Published: June 1, 2015 By

Carol Cleland

NASA’s philosopher

CU-Boulder philosopher Carol Cleland is helping NASA rethink what life is.

You’re a philosopher. How did you get involved in NASA?

In the mid-1990s I was asked to participate in a panel discussion at CU on whether the controversial Allan Hills meteorite contained fossilized Martian microbes. Scientists on the panel found what I had to say interesting and invited me to join them in applying for a NASA astrobiology grant. I’ve been involved with astrobiology ever since!

Why do we need to reconsider what life is? Haven’t biologists already done that?

Biologists only know of one type of life — life as we know it on Earth today. The question is whether, and in what ways, Earth life is representative of all life in the universe. But how could we possibly answer this question given our limited experience with life? People try to settle this issue by giving a fixed definition of life, which means that anything that does not satisfy their definition won’t qualify as a living thing. If you look for life on Mars with a definition that’s too tightly based on Earth life, you’re likely to ignore systems that could be examples of really weird life.

What do you bring to the discussion?

I’m outside looking in. I’m not part of the scientific community, so I can look at what scientists are saying and doing with fresher eyes. I don’t engage in wild speculations, but do ferret out and analyze assumptions that they may not have noticed. A good illustration is the assumption that all life on Earth today has a single origin. Another example is the assumption that life can be defined, and moreover that we need to define life in order to successfully search for it on other worlds. The problem with unexamined assumptions is that they can blind researchers to the significance of what they are observing.
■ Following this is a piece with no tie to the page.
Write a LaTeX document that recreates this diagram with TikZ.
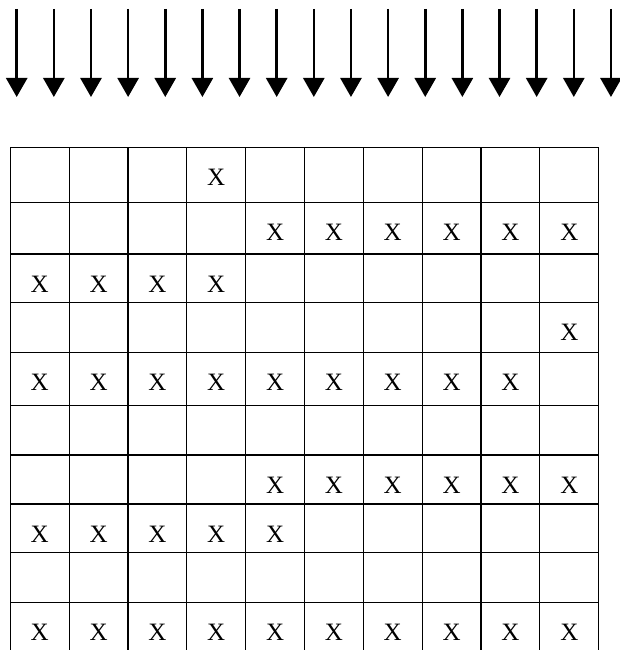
\documentclass[tikz,border=0pt]{standalone}
\usepackage{fontspec}
\setmainfont{Liberation Serif}
\usetikzlibrary{arrows.meta}

\begin{document}
\begin{tikzpicture}[x=1pt, y=-1pt,
    drop/.style={line width=2.6pt, -{Triangle[length=19pt, width=21pt]}},
    gridline/.style={line width=1.2pt},
    markx/.style={anchor=base, inner sep=0pt, font=\fontsize{25}{25}\selectfont},
]
    \useasboundingbox (0,0) rectangle (620,650);

    % Row of arrows on top
    \foreach \k in {0,...,16} {
        \coordinate (top\k) at ({16.7+37.14*\k}, 9);
        \coordinate (tip\k) at ({16.7+37.14*\k}, 97);
        \draw[drop] (top\k) -- (tip\k);
    }

    % Table lines (bottom edge runs off the page)
    \foreach \y in {147.3,202.7,254,302.7,352.7,405.7,455,504,552.7,602.7}
        \draw[gridline] (10.3,\y) -- (598.7,\y);
    \foreach \c in {0,...,10}
        \draw[gridline] ({10.3+58.84*\c},147.3) -- ({10.3+58.84*\c},650);

    % Marked cells: row / top of row / columns
    \foreach \r/\y/\cols in {1/147.3/{4}, 2/202.7/{5,...,10}, 3/254/{1,...,4},
                             4/302.7/{10}, 5/352.7/{1,...,9}, 7/455/{5,...,10},
                             8/504/{1,...,5}, 10/602.7/{1,...,10}}
        \foreach \c in \cols
            \node[markx] (x\r-\c) at ({10.3+58.84*(\c-0.5)}, {\y+38}) {X};
\end{tikzpicture}
\end{document}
What’s an example of a shadow biosphere, a term you coined in 2003 to describe a hypothetical biosphere on Earth whose biology differs from known life?

We don’t have one yet. But there are some intriguing possibilities. Desert varnish, the dark streaks found on canyon walls in the [American] Southwest, is a good candidate. Some process is extracting iron and manganese oxide from the environment and concentrating it in chemically and structurally distinctive dark coatings on canyon walls. Nobody knows how a natural, non-biological process could do that.

How open are biologists to your shadow biosphere?

A few microbiologists have become quite sympathetic. It’s not just pie-in-the-sky speculation. Given our current understanding of the biochemistry of life and the origins of life, it is hard to argue that such organisms couldn’t exist. But it is still a very controversial subject.

Is there alien microbial life on Earth?

We don’t know. There are some suggestive anomalies, such as desert varnish. The problem is that nobody is looking for alien microbes on Earth because they assume that all life on Earth is our form of life. A dedicated search for such microorganisms would require the development of special methods for looking for it.

What have you been thinking about lately?

Here’s an exotic scenario. If you look at large multicellular creatures like us from a microbial perspective, you might ask whether our bodies are just highly specialized, complex microbial communities. Maybe our bodies evolved as a kind of space suit for protecting the enormous numbers and varieties of microbes found within us from a hostile, ever-changing natural environment.